Sarah Weddington was impossibly young, all of 26, when she argued before the U.S. Supreme Court in 1971 and 1972 that a woman had a right to privacy when it came to reproductive decisions. The choice to end a pregnancy, she contended, was nobody else’s business. This was a novel idea at the time, when abortion was illegal in Texas, except to save the life of the mother, and women couldn’t even get birth control unless they were married or certified that they were six weeks away from their wedding day. Certainly, there were no women on the Supreme Court—there wasn’t even a ladies’ room in the lawyers’ lounge. In his opening, the assistant attorney general of Texas, Jay Floyd, tried to win over Chief Justice Warren Burger with what came to be known as a famously boneheaded line: “Mr. Chief Justice and may it please the Court. It’s an old joke, but when a man argues against two beautiful ladies like this, they are going to have the last word.” He was right: Weddington and her partner Linda Coffee won the landmark the case for their client Jane Roe (later identified as Norma McCorvey) on a 7–2 vote, making abortion legal across the country. 

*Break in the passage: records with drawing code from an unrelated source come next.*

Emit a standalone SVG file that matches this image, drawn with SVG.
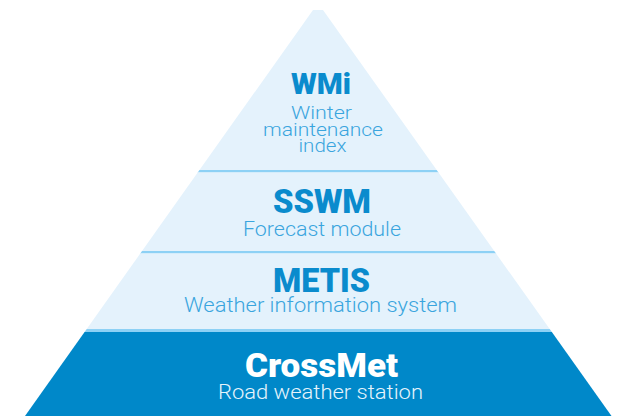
<svg xmlns="http://www.w3.org/2000/svg" width="643" height="416" viewBox="0 0 643 416">
  <defs>
    <clipPath id="tri">
      <polygon points="313,10 323,10 611.5,416 25,416"/>
    </clipPath>
    <style>
      .light { fill: #e4f2fc; }
      .dark { fill: #0088c9; }
      .sep { fill: #8dd1f5; }
      .title { font-family: Roboto, "Liberation Sans", sans-serif; font-weight: 900; text-anchor: middle; fill: #0a8bcd; }
      .sub { font-family: Roboto, "Liberation Sans", sans-serif; font-weight: 300; text-anchor: middle; fill: #3aa5de; }
      .titleW { fill: #ffffff; }
      .subW { fill: #e6f4fc; }
    </style>
  </defs>
  <rect width="643" height="416" fill="#ffffff"/>
  <g clip-path="url(#tri)">
    <g id="layer-wmi">
      <rect class="light" x="0" y="0" width="643" height="170"/>
    </g>
    <rect class="sep" x="0" y="170" width="643" height="2.5"/>
    <g id="layer-sswm">
      <rect class="light" x="0" y="172.5" width="643" height="78.5"/>
    </g>
    <rect class="sep" x="0" y="251" width="643" height="2.5"/>
    <g id="layer-metis">
      <rect class="light" x="0" y="253.5" width="643" height="75.5"/>
    </g>
    <rect class="sep" x="0" y="329" width="643" height="3"/>
    <g id="layer-crossmet-bg">
      <rect class="dark" x="0" y="332" width="643" height="84"/>
    </g>
  </g>
  <g id="node-wmi">
    <text class="title" x="321" y="94" font-size="29" textLength="60" lengthAdjust="spacingAndGlyphs">WMi</text>
    <text class="sub" x="321.5" y="119" font-size="18" textLength="61" lengthAdjust="spacingAndGlyphs">Winter</text>
    <text class="sub" x="323" y="135.5" font-size="18" textLength="120" lengthAdjust="spacingAndGlyphs">maintenance</text>
    <text class="sub" x="322.5" y="152" font-size="18" textLength="48" lengthAdjust="spacingAndGlyphs">index</text>
  </g>
  <g id="node-sswm">
    <text class="title" x="322" y="213" font-size="34" textLength="98" lengthAdjust="spacingAndGlyphs">SSWM</text>
    <text class="sub" x="322" y="236" font-size="20.5" textLength="158" lengthAdjust="spacingAndGlyphs">Forecast module</text>
  </g>
  <g id="node-metis">
    <text class="title" x="321.5" y="292" font-size="34" textLength="97" lengthAdjust="spacingAndGlyphs">METIS</text>
    <text class="sub" x="320.5" y="312" font-size="20.5" textLength="273" lengthAdjust="spacingAndGlyphs">Weather information system</text>
  </g>
  <g id="node-crossmet">
    <text class="title titleW" x="321.5" y="377" font-size="34" textLength="153" lengthAdjust="spacingAndGlyphs">CrossMet</text>
    <text class="sub subW" x="320.5" y="399" font-size="20.5" textLength="205" lengthAdjust="spacingAndGlyphs">Road weather station</text>
  </g>
  <g id="connectors"></g>
</svg>
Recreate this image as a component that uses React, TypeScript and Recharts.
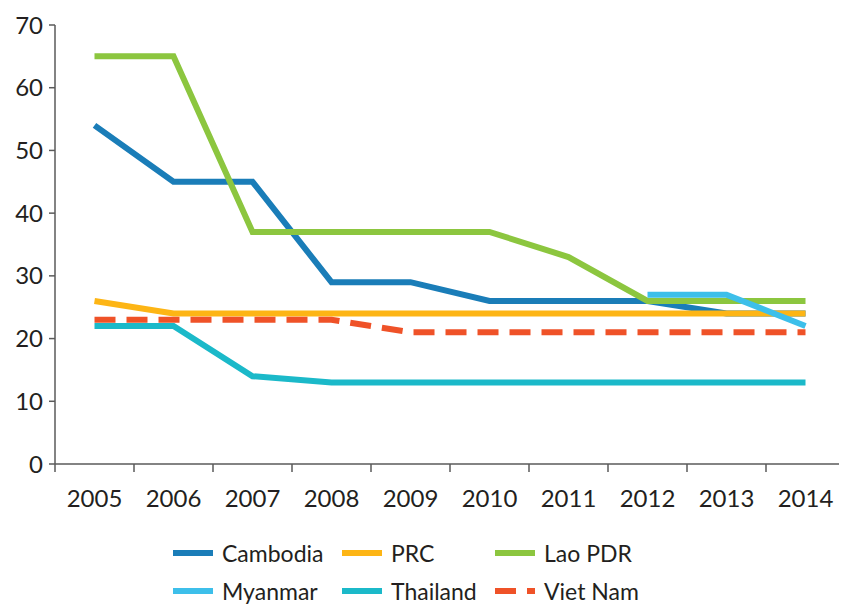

Weddington was beautiful then, a true Texas babe in the parlance of the time, with blue eyes and a thick, seductive mane of blond hair that tumbled well below her shoulders. She had a lilt to her West Texas accent that probably made Floyd and many good ol’ boys even more dismissive. What he and others failed to understand was that Weddington, the daughter of a homemaker and a Methodist minister, had grown up in Abilene, riding horses under a limitless sky, and had developed a downright hostile relationship to anyone who applied the word “no” to her dreams. That singular characteristic explains how she got into law school at the University of Texas at Austin after her college counselor told her it would be too tough for her. “So of course, that was the moment I decided I was going to law school,” she later said

Such determination helped her find alternatives when, not surprisingly, stellar grades did not help Weddington get a job at any of the law firms she applied to after graduation. The hiring committees, she would later say, believed women couldn’t do the job because they “had to be home to cook dinner.” So she went to work for the Texas Bar, drafting ethical standards, and had an open door when a group of women in Austin asked her how they might challenge the state’s abortion law. That same self-confidence also helped her survive the abortion Weddington got in Piedras Negras, Mexico, believing that a pregnancy would have derailed her legal education and her determination to put her husband through law school. “I will never forget following a man in a white guayabera shirt down an alley,” she told Texas Monthly writer Pamela Colloff in 2003. As Weddington continued her fight for women’s rights, she never let the growing file of hate mail stop her, either. She kept every note, she explained to Colloff, for a reason: “If anything ever happens to me, the police can check that file.”

She was, in a word, fearless, and continued to be so as a Texas legislator from 1973 to 1977—the first woman to represent Travis County in the state House—and subsequently in the Carter administration, first in the Department of Agriculture and later as an assistant to the president on women’s issues. 

Weddington was for much of her life part of a coterie of outspoken Texas women who had grown up in a state that was, as the cliché went, hard on women and horses. That group included but certainly wasn’t limited to Barbara Jordan, Sissy Farenthold, Ann Richards, Molly Ivins, Liz Carpenter, and a host of others who were smart, clever, and perpetually pissed off about the limits placed on their talents, their abilities, and their dreams. They understood that until women had positions of power, they could never change the status quo, and so spent their lives, hands on hips, getting themselves and their kind into legislatures and law firms and back rooms where they could make a difference. 

To a considerable extent, they succeeded in pulling Texas into the modern age, albeit kicking and screaming. But Weddington knew the limits of her power even then. As she told Colloff almost twenty years ago, “I am sure when my obituary is written, the lead paragraph will be about Roe v. Wade. I thought, over a period of time, that the right of a woman to make a decision about what she would do in a particular pregnancy would be accepted—that by this time, the thirtieth anniversary of Roe v. Wade, the controversy over abortion would have gradually faded away like the closing scenes of a movie and we could go on to other issues. I was wrong.”       

So wrong. Weddington’s death at a time when a new Texas abortion law prevents women from exercising their constitutional right to safe, legal abortions is a grim reminder that the work never ends—that what Weddington and her peers did for younger generations came with no guarantees. What Weddington passed down was an obligation, not a promise.